Der Fraktionsvorsitzende von Fidesz, Máté Kocsis, sagte am Mittwoch in einer Erklärung, dass die Partei "niemals eine Fraktion" mit der AUR teilen würde, "die für ihre extreme anti-ungarische Haltung bekannt ist".

"Das ist nicht verhandelbar!" fügte Kocsis hinzu und schloss damit die Tür zu einer möglichen rechtsextremen Gruppierung, die Melonis 22 EU-Abgeordnete mit Orbáns 11 Abgeordneten zusammenbringen würde.

Renew könnte durch neue Mitglieder in den kommenden Tagen zwar ihren Sitzanteil erhöhen, doch steht die Fraktion vor einer schwierigen Entscheidung über den möglichen Ausschluss der niederländischen Volkspartei für Freiheit und Demokratie (VVD).

Hayer hat versprochen, dass die Entscheidung der VVD, eine Koalitionsregierung mit der rechtspopulistischen Partei für die Freiheit (PVV) von Geert Wilders in den Niederlanden einzugehen, Konsequenzen nach sich ziehen würde, wobei eine Abstimmung über ihren möglichen Ausschluss aus Renew ursprünglich für den Tag nach den Europawahlen erwartet worden war.

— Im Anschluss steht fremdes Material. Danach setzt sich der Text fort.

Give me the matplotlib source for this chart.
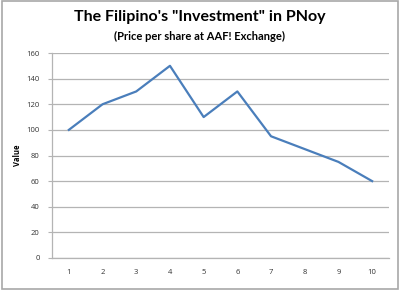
import matplotlib
matplotlib.use("Agg")
import matplotlib.pyplot as plt
from matplotlib.patches import Rectangle

# data
weeks = [1, 2, 3, 4, 5, 6, 7, 8, 9, 10]
price = [100, 120, 130, 150, 110, 130, 95, 85, 75, 60]
yticks = [0, 20, 40, 60, 80, 100, 120, 140, 160]

plt.rcParams['font.family'] = ['Open Sans', 'DejaVu Sans']

fig = plt.figure(figsize=(4, 2.9), dpi=100)
ax = fig.add_axes([52 / 400, 1 - 258 / 290, 337 / 400, 205 / 290])

ax.plot(weeks, price, color='#4a7ebb', linewidth=1.6)

ax.set_xlim(0.5, 10.5)
ax.set_ylim(0, 160)
ax.set_xticks(weeks)
ax.set_yticks(yticks)
ax.yaxis.grid(True, color='#b4b4b4', linewidth=0.9)
ax.set_axisbelow(True)
for s in ['top', 'right']:
    ax.spines[s].set_visible(False)
for s in ['left', 'bottom']:
    ax.spines[s].set_color('#b4b4b4')
    ax.spines[s].set_linewidth(0.9)
ax.tick_params(axis='y', length=3, color='#b4b4b4', labelsize=5.5, labelcolor='#333333', pad=6)
ax.tick_params(axis='x', length=0, labelsize=5.5, labelcolor='#333333', pad=8)
ax.set_ylabel('Value', fontsize=5.5, fontweight='bold', labelpad=3)

fig.text(0.5, 1 - 17 / 290, 'The Filipino\'s "Investment" in PNoy', ha='center', va='center',
         fontsize=11.5, fontweight='bold', family=['Lato', 'DejaVu Sans'])
fig.text(0.5, 1 - 36 / 290, '(Price per share at AAF! Exchange)', ha='center', va='center',
         fontsize=8, fontweight='bold', family=['Lato', 'DejaVu Sans'])

# outer frame
fig.patches.append(Rectangle((0.004, 0.005), 0.992, 0.99, transform=fig.transFigure,
                             fill=False, edgecolor='#a8a8a8', linewidth=1.2))

fig.savefig('out.png', dpi=100)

Doch die vier neu gewählten Abgeordneten der VVD werden derzeit noch zu den 81 Sitzen von Renew gezählt. Das macht Hayers Aufgabe als Vorsitzende besonders heikel, da ihre heimische Partei bei den französischen Parlamentswahlen gegen die Partei von Wilders' europäischer Verbündeter Marine Le Pen antritt.